▸ Work required
Print nothing but the lines from the start of the listing below through the line that contains "import * as". Do not include the pictures.

══════

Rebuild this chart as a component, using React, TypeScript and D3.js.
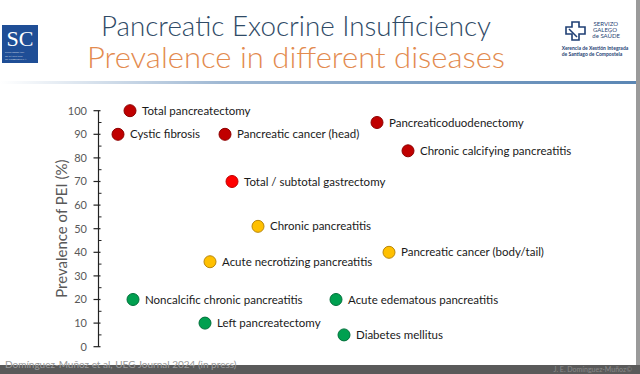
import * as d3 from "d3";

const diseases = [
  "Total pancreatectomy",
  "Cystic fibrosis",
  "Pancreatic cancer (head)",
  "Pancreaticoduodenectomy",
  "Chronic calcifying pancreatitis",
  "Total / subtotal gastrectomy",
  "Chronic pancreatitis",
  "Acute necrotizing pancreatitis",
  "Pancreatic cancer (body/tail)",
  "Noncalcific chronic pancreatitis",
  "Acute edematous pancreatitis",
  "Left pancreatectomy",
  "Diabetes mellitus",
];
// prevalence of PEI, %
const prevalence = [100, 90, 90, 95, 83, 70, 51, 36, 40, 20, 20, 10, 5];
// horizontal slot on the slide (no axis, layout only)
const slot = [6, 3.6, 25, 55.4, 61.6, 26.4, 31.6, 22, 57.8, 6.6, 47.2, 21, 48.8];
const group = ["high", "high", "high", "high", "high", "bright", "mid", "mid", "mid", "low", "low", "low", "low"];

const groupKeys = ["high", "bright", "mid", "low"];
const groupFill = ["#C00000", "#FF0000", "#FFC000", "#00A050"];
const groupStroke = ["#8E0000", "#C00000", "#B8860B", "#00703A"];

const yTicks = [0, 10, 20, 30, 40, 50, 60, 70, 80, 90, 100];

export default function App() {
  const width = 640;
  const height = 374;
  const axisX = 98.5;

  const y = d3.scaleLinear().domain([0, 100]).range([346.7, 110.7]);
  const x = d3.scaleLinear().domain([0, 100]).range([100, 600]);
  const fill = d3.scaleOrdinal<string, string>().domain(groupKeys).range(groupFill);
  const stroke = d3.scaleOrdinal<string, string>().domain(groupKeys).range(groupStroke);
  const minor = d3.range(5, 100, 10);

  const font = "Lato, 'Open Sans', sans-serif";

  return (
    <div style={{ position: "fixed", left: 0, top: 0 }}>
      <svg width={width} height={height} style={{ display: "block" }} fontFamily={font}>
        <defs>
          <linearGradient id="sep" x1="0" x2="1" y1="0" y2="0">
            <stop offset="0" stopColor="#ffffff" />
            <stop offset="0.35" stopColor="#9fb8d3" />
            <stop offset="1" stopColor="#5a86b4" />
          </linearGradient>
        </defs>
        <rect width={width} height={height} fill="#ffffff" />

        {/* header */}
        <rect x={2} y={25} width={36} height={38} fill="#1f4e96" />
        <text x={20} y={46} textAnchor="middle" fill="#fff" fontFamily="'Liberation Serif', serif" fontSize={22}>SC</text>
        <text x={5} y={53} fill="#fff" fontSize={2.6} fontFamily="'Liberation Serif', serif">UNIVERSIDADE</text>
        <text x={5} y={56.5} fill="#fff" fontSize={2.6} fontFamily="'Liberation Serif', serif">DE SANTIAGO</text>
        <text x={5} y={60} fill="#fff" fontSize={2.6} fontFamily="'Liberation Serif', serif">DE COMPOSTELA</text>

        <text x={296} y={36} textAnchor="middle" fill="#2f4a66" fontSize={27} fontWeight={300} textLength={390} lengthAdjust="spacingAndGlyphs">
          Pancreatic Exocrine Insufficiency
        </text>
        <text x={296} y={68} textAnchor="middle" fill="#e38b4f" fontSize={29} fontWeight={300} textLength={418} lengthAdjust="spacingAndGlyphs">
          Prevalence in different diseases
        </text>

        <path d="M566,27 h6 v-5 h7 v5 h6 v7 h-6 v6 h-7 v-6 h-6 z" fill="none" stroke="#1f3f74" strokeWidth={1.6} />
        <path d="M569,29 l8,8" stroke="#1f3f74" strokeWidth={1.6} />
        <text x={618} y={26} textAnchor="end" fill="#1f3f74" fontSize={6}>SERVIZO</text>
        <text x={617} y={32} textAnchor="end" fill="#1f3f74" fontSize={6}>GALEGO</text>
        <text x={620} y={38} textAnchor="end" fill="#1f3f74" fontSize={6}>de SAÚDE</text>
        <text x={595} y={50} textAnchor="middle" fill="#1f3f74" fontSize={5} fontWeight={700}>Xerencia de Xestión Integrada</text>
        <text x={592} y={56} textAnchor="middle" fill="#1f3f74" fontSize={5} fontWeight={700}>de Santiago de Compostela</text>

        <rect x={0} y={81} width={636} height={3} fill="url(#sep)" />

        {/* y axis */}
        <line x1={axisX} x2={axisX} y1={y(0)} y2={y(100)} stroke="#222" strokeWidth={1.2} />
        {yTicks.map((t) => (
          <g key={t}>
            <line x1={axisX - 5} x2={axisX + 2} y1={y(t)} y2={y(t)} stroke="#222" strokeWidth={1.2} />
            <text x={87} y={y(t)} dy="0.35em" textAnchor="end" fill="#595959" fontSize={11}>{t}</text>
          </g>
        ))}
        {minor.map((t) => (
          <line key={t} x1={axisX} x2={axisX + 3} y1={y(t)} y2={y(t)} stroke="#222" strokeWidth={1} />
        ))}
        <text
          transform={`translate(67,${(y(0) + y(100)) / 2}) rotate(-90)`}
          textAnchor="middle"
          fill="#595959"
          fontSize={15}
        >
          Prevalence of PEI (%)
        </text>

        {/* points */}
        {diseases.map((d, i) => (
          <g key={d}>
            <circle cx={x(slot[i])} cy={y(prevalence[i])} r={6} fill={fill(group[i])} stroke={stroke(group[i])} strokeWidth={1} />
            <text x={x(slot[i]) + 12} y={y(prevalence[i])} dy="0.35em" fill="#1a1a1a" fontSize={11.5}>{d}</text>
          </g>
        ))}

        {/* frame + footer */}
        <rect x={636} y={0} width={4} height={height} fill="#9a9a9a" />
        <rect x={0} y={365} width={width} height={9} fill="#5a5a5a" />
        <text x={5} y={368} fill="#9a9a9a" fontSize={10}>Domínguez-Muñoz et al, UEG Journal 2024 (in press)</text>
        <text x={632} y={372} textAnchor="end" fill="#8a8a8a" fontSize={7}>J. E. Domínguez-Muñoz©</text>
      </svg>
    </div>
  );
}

══════

▸ Complete output
Rebuild this chart as a component, using React, TypeScript and D3.js.
import * as d3 from "d3";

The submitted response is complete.